Punish EC Officials – Stakeholders Demand

Some political parties and civil society groups have called for stiffer punishment for electoral officials whose misconduct undermine the integrity of Ghana’s electoral process.

They have also called for a wide range of administrative and legal reforms, including placing a limit on the number of constituencies and the creation of new constituencies in an election year.

Director of Public Affairs at the Electoral Commission (EC), Christian Owusu Parry told The Finder in an exclusive interview that the proposals were contained in proposals received from political parties, individuals and civil society groups.

In line with recommendation contained in the Supreme Court judgement on the election petition last year, the EC in September 2013 requested for proposals for reforms to the country’s electoral system.
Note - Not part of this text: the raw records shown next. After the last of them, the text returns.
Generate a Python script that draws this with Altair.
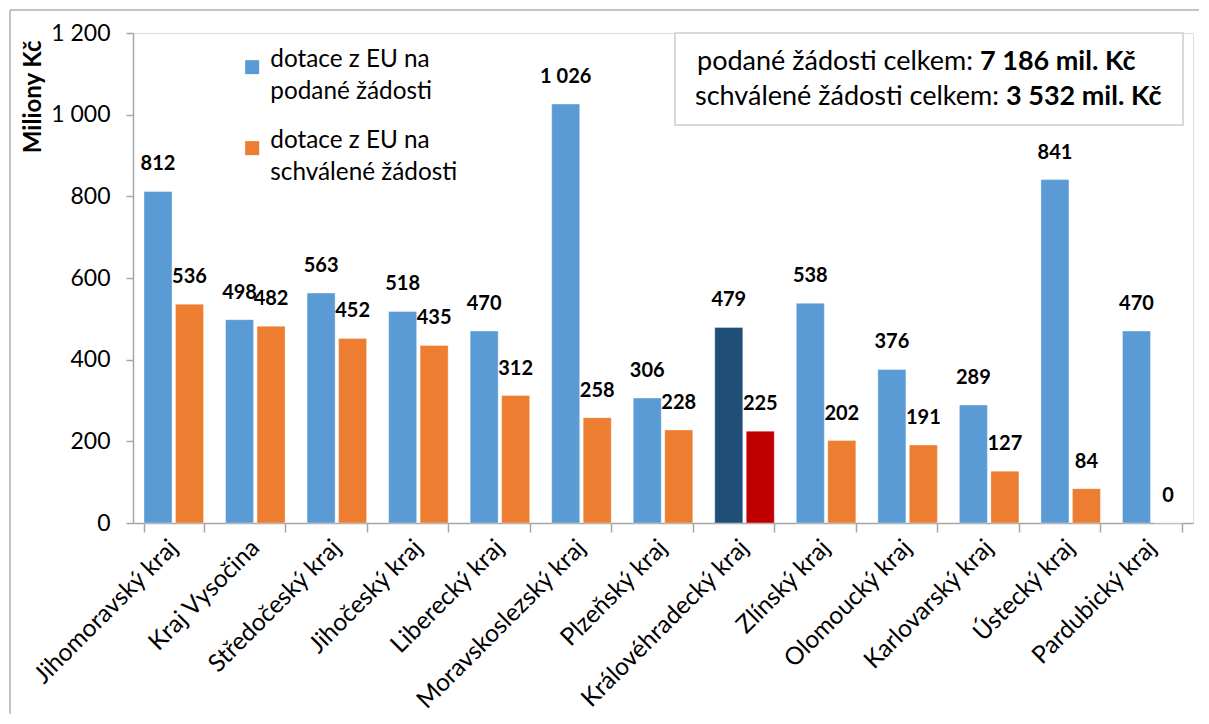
import altair as alt
import pandas as pd

categories = ["Jihomoravský kraj", "Kraj Vysočina", "Středočeský kraj", "Jihočeský kraj",
              "Liberecký kraj", "Moravskoslezský kraj", "Plzeňský kraj", "Královéhradecký kraj",
              "Zlínský kraj", "Olomoucký kraj", "Karlovarský kraj", "Ústecký kraj", "Pardubický kraj"]
podane = [812, 498, 563, 518, 470, 1026, 306, 479, 538, 376, 289, 841, 470]
schvalene = [536, 482, 452, 435, 312, 258, 228, 225, 202, 191, 127, 84, 0]
series_names = ["dotace z EU na podané žádosti", "dotace z EU na schválené žádosti"]
highlight = "Královéhradecký kraj"
colors = ["#5B9BD5", "#ED7D31"]
highlight_colors = ["#1F4E79", "#C00000"]
y_ticks = [0, 200, 400, 600, 800, 1000, 1200]
axis_title = "Miliony Kč"
box_prefix = ["podané žádosti celkem: ", "schválené žádosti celkem: "]
box_suffix = " mil. Kč"

FONT = "Lato"
GRAY = "#A6A6A6"
W, H = 1060, 490

rows = []
for i, c in enumerate(categories):
    for s, vals in zip(series_names, [podane, schvalene]):
        key = s + (" *" if c == highlight else "")
        rows.append({"kraj": c, "serie": s, "hodnota": vals[i], "klic": key})
df = pd.DataFrame(rows)

fmt = "replace(format({}, ','), ',', ' ')"

base = alt.Chart(df).transform_calculate(popis=fmt.format("datum.hodnota"))

x_enc = alt.X("kraj:N", sort=categories, title=None,
              scale=alt.Scale(paddingInner=0.27, paddingOuter=0.135),
              axis=alt.Axis(labelAngle=-45, labelAlign="right", labelBaseline="middle",
                            labelFontSize=24.5, labelFont=FONT, labelColor="black",
                            labelPadding=12, labelLimit=400, tickBand="extent",
                            tickSize=9, tickColor=GRAY, domainColor=GRAY,
                            domainWidth=1.5, tickWidth=1.5))
xoff_enc = alt.XOffset("serie:N", sort=series_names, scale=alt.Scale(paddingInner=0.11))
y_enc = alt.Y("hodnota:Q", title=axis_title,
              scale=alt.Scale(domain=[0, 1200], nice=False),
              axis=alt.Axis(values=y_ticks, labelExpr=fmt.format("datum.value"),
                            labelFontSize=23, labelFont=FONT, labelColor="black",
                            labelPadding=16, tickSize=7, tickColor=GRAY, domainColor=GRAY,
                            domainWidth=1.5, tickWidth=1.5, grid=False,
                            titleFont=FONT, titleFontSize=24, titleFontWeight="bold",
                            titleColor="black", titleX=-100, titleY=7, titleAlign="right",
                            titleAngle=270, titleBaseline="middle"))

color_domain = series_names + [s + " *" for s in series_names]
color_range = colors + highlight_colors

bars = base.mark_bar(stroke="white", strokeWidth=0.6, strokeOpacity=0.6).encode(
    x=x_enc, xOffset=xoff_enc, y=y_enc,
    color=alt.Color("klic:N", scale=alt.Scale(domain=color_domain, range=color_range),
                    legend=alt.Legend(orient="none", legendX=107, legendY=22,
                                      values=series_names, title=None,
                                      symbolType="square", symbolSize=196,
                                      symbolStrokeWidth=0, symbolOpacity=1,
                                      labelFont=FONT, labelFontSize=24.3, labelColor="black",
                                      labelExpr="split(replace(datum.label, ' na ', ' na|'), '|')",
                                      labelBaseline="alphabetic", labelLimit=400,
                                      labelOffset=6, rowPadding=24, padding=0)),
)

labels = base.mark_text(baseline="bottom", dy=-17, fontSize=20, fontWeight="bold",
                        font=FONT, color="black").encode(
    x=alt.X("kraj:N", sort=categories),
    xOffset=alt.XOffset("serie:N", sort=series_names),
    y=alt.Y("hodnota:Q"),
    text="popis:N",
)

# outer chart frame (only its top and left edges are visible)
one = alt.Chart(df).transform_aggregate(n="count()")
frame_top = one.mark_rule(stroke="#B0B0B0", strokeWidth=1.5).encode(
    x=alt.value(-123), x2=alt.value(1200), y=alt.value(-23))
frame_left = one.mark_rule(stroke="#B0B0B0", strokeWidth=1.5).encode(
    x=alt.value(-123), y=alt.value(-23), y2=alt.value(800))

# summary box
box = one.mark_rect(fill="white", stroke="#D9D9D9", strokeWidth=2).encode(
    x=alt.value(542), x2=alt.value(1050), y=alt.value(0), y2=alt.value(92))

totals = base.transform_aggregate(celkem="sum(hodnota)", groupby=["serie"]).transform_calculate(
    txt=fmt.format("datum.celkem") + " + '" + box_suffix + "'")

box_layers = []
line_y = [29, 64]
split_x = [840, 866]
for i, s in enumerate(series_names):
    t = totals.transform_filter(alt.datum.serie == s)
    box_layers.append(t.mark_text(align="right", baseline="middle", fontSize=27, font=FONT,
                                  color="black").encode(
        x=alt.value(split_x[i]), y=alt.value(line_y[i]), text=alt.value(box_prefix[i].rstrip() + " ")))
    box_layers.append(t.mark_text(align="left", baseline="middle", fontSize=27, font=FONT,
                                  fontWeight="bold", color="black").encode(
        x=alt.value(split_x[i] + 7), y=alt.value(line_y[i]), text="txt:N"))

chart = alt.layer(frame_top, frame_left, box, bars, labels, *box_layers).properties(
    width=W, height=H,
    padding={"left": 125, "top": 25, "right": 6, "bottom": 191},
    autosize=alt.AutoSizeParams(type="none"),
).configure_view(stroke=None).configure(
    font=FONT, style={"guide-label": {"lineHeight": 32}})

chart.save("out.html", embed_options={"renderer": "svg", "actions": False})
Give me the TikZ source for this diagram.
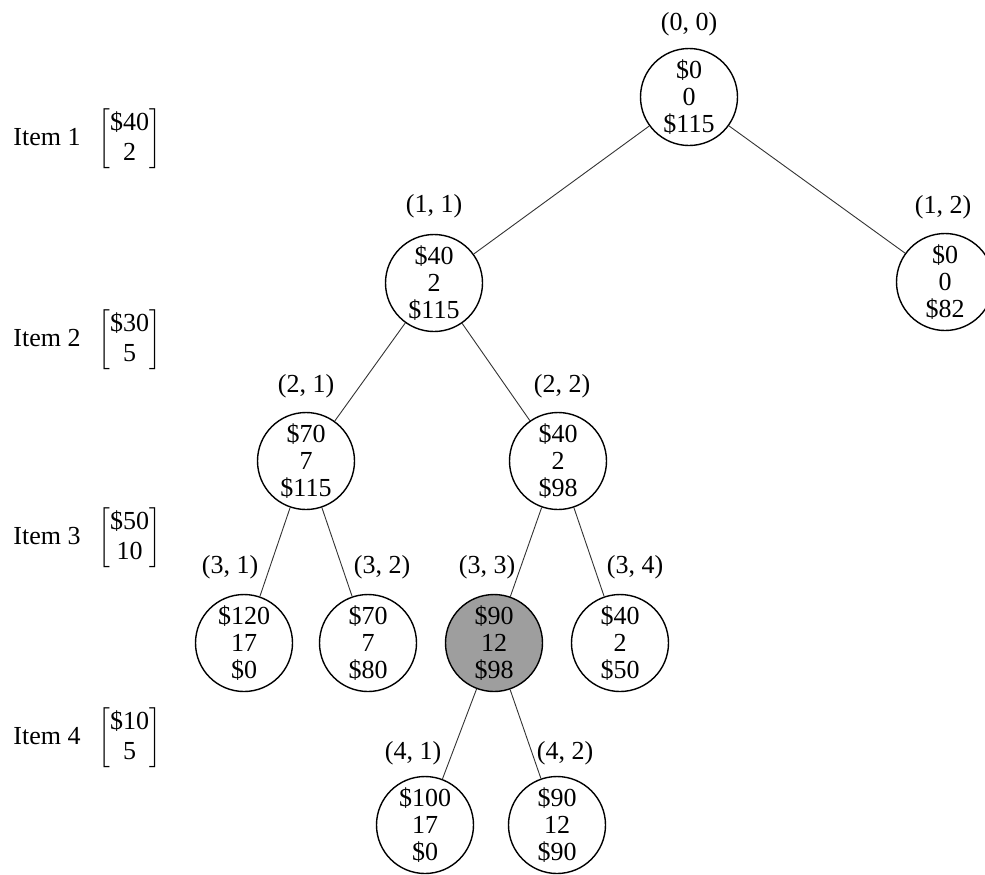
\documentclass[tikz,border=0pt]{standalone}
\usepackage{fontspec}
\setmainfont{Liberation Serif}
\usetikzlibrary{positioning}

\begin{document}
\begin{tikzpicture}[
  x=0.5pt, y=-0.5pt,
  state/.style={draw, circle, line width=0.7pt, minimum size=48.5pt, inner sep=0pt,
                align=center, font=\fontsize{13}{13.5}\selectfont},
  best/.style={state, fill=black!38},
  tag/.style={inner sep=0pt, font=\fontsize{13}{15}\selectfont},
  item/.style={anchor=west, inner sep=0pt, font=\fontsize{13}{15}\selectfont},
  branch/.style={line width=0.45pt, black!80}
]
\useasboundingbox (0,0) rectangle (985,874);
\node[item] (item1) at (13,139) {Item 1\hspace{9pt}$\left[\begin{tabular}{@{}c@{}}\$40\\2\end{tabular}\right]$};
\node[item] (item2) at (13,340) {Item 2\hspace{9pt}$\left[\begin{tabular}{@{}c@{}}\$30\\5\end{tabular}\right]$};
\node[item] (item3) at (13,538) {Item 3\hspace{9pt}$\left[\begin{tabular}{@{}c@{}}\$50\\10\end{tabular}\right]$};
\node[item] (item4) at (13,738) {Item 4\hspace{9pt}$\left[\begin{tabular}{@{}c@{}}\$10\\5\end{tabular}\right]$};
\node[state] (n00) at (689,97) {\$0\\0\\\$115};
\node[state] (n11) at (434,283) {\$40\\2\\\$115};
\node[state] (n12) at (945,282) {\$0\\0\\\$82};
\node[state] (n21) at (306,461) {\$70\\7\\\$115};
\node[state] (n22) at (558,461) {\$40\\2\\\$98};
\node[state] (n31) at (244,643) {\$120\\17\\\$0};
\node[state] (n32) at (368,643) {\$70\\7\\\$80};
\node[best] (n33) at (494,643) {\$90\\12\\\$98};
\node[state] (n34) at (620,643) {\$40\\2\\\$50};
\node[state] (n41) at (425,825) {\$100\\17\\\$0};
\node[state] (n42) at (557,825) {\$90\\12\\\$90};
\node[tag, above=5.5pt of n00] (t00) {(0, 0)};
\node[tag, above=7.5pt of n11] (t11) {(1, 1)};
\node[tag, above=6.5pt of n12, xshift=-1pt] (t12) {(1, 2)};
\node[tag, above=6.5pt of n21] (t21) {(2, 1)};
\node[tag, above=6.5pt of n22, xshift=2pt] (t22) {(2, 2)};
\node[tag, above=7pt of n31, xshift=-7pt] (t31) {(3, 1)};
\node[tag, above=7pt of n32, xshift=7pt] (t32) {(3, 2)};
\node[tag, above=7pt of n33, xshift=-3.5pt] (t33) {(3, 3)};
\node[tag, above=7pt of n34, xshift=7.5pt] (t34) {(3, 4)};
\node[tag, above=5pt of n41, xshift=-6pt] (t41) {(4, 1)};
\node[tag, above=5pt of n42, xshift=4pt] (t42) {(4, 2)};
\draw[branch] (n00) -- (n11);
\draw[branch] (n00) -- (n12);
\draw[branch] (n11) -- (n21);
\draw[branch] (n11) -- (n22);
\draw[branch] (n21) -- (n31);
\draw[branch] (n21) -- (n32);
\draw[branch] (n22) -- (n33);
\draw[branch] (n22) -- (n34);
\draw[branch] (n33) -- (n41);
\draw[branch] (n33) -- (n42);
\end{tikzpicture}
\end{document}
Mr Owusu-Parry mentioned other recommendations as Members of Parliament (MPs) to preside over more than one district, implementation of E-voting, expeditious disposal of election petitions, as well as the establishment of a national collation centre.

He explained that the National Democratic Congress (NDC), New Patriotic Party (NPP), People’s National Convention (PNC), Convention People’s Party (CPP), Progressive People’s Party (PPP), Great Consolidated People’s Party (GCPP), United Front Party (UFP) and Independent People’s Party (IPP) presented one proposal co-ordinated by the Institute of Economic Affairs (IEA) under the Ghana Political Parties Programme.

The Yes Party and GCPP also presented individual proposals while the Ghana Centre for Democratic Development (CDD) under the Civil Society and Development Partners’ programme presented a proposal which was the outcome of a series of interactions and interviews with people.

He noted that the Institute of Democratic Governance (IDEG) also presented a proposal and two individuals, Dufetorga Attayebi of Vakpo Traditional Area and Gabriel Dei, also presented proposals.

Most of the stakeholders presented the proposals before the deadline of November 2013.

Mr Owusu-Parry stated that the commission was studying the proposals and the feasible administrative proposals would be implemented.

He noted that the EC would meet with stakeholders on the legal reforms and arrive at common ground before implementation, saying reforms are critical measures and take time; therefore the EC would not rush to take decisions.

In its judgement on the election petition on August 29, 2013, the Supreme Court made a number of recommendations with regard to electoral reforms.

Among the recommendations was the need for the voters’ register to be compiled and made available to the political parties as early as possible, while a supplementary register might cater for late exigencies.

It called for the calibre of presiding officers to be improved.

The court observed that the pink sheet (statement of poll and declaration of results for the Office of President and Member of Parliament) was too elaborate, and therefore there would be the need for a much simpler one to, among others, meet the pressures of the public, weariness and lateness of the day at the close of a poll.

Furthermore, the carbon-copying system had to be improved while the Biometric Device System must be streamlined to avoid breakdowns and the stress on the electorate that came with an adjournment of the poll.

Again, it said the method of recruitment, training and general orientation of the staff, be they temporary or permanent, engaged in performing critical core functions on election day had to be revised.

Those persons engaged as agents to observe the elections at the polling stations should not only be loyal and dedicated party persons, but persons who are competent enough to understand the implications of the recordings on the pink sheets and the sequential nature of the said recordings.